Only six minutes from the station are the pricey villages of Almondsbury and Awkley. They are out of earshot of all the motorways, and an old stone house with four bedrooms might typically cost £425,000. Hortham Village, a new development of Barratt and Bryant homes on the eastern fringes of Almondsbury, offers a range of houses from three-bedroom terraces at around £210,000 to four-bedroom detached town houses at £420,000. Though the villages are out of the way, they are seen as useful locations because of the second Severn Crossing, linked to Junction 17 of the M5. Hambrook is also a village with instant appeal despite being within earshot of the M4 and M32. It has a couple of pubs, a hotel and Hambrook Common at its centre. Four-bedroom houses easily creep up into the £400,000 range.
Also within six minutes of the station is Stoke Gifford – almost an ex-village (with a serious rush-hour problem) now that it has attracted big companies such as Hewlett Packard, AXA Sun Life and the Ministry of Defence. The village-proper is packed with old cottages, with those in Mead Road tending to be more expensive than the rest. A three-bedroom cottage will sell at around £245,000. A four-bedroom modern detached house will fetch £250,000 to £350,000. The most sought-after roads are Touchstone Avenue and Fabian Drive, where a four-bedroom detached house costs around £249,000. A new pre-school and nursery has opened to cope with the commuter influx.
It is impossible to ignore the lake of housing at Bradley Stoke on Stoke Gifford’s doorstep, billed as the largest development in Western Europe. Builders took over a decade to construct about 11,000 houses, with primary schools, sports centres, pubs and supermarkets. A new shopping centre was added in 2008. Housing is pick-and-mix, with one-bedroom flats being sold for £110,000, three-bedroom houses at £160,000 to £240,000, and four bedrooms at £220,000 to £300,000.
Much care was taken at Bradley Stoke to avoid the monotony of earlier new development grafted on to Chipping Sodbury. The core remains a lovely old Cotswold town with a typically wide main street flanked with houses in Georgian brick and Cotswold stone.

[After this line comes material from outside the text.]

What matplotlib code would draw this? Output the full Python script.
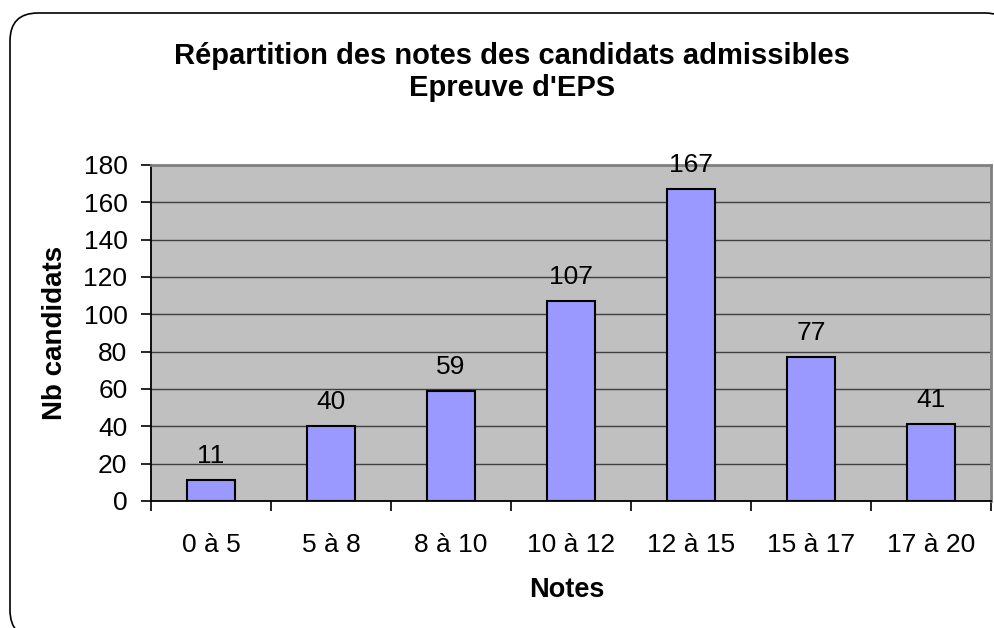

A farmers’ market takes place twice a month. A 17th-century three-bedroom cottage would cost around £330,000 to £500,000 for four bedrooms. The nearby villages of Winterbourne, Frampton Cotterell and Coalpit Heath blend one into the other, offering a mixture of old and new with a few working farms in the outlying areas. At the bottom of the market you could buy a three-bedroom ex-council house for £170,000. At the top end you could pay £450,000 or more for a four- to five-bedroom period cottage in half an acre. Residents at Frampton Cotterell are opposing a plan for 220 Barratt Homes on a Greenfield sit in the village. Iron Acton is also very pretty, with a village green where girls dance round the Maypole in the spring, and two pubs.
If you are looking for a house around here it is worth remembering that in the area between Bristol and Wotton-under-Edge prices are affected by people who commute into Bristol. As you proceed beyond Thornbury, prices start to drop. On a bad day from this part, the journey to Bristol Parkway station could take 15 minutes, which many might consider too much.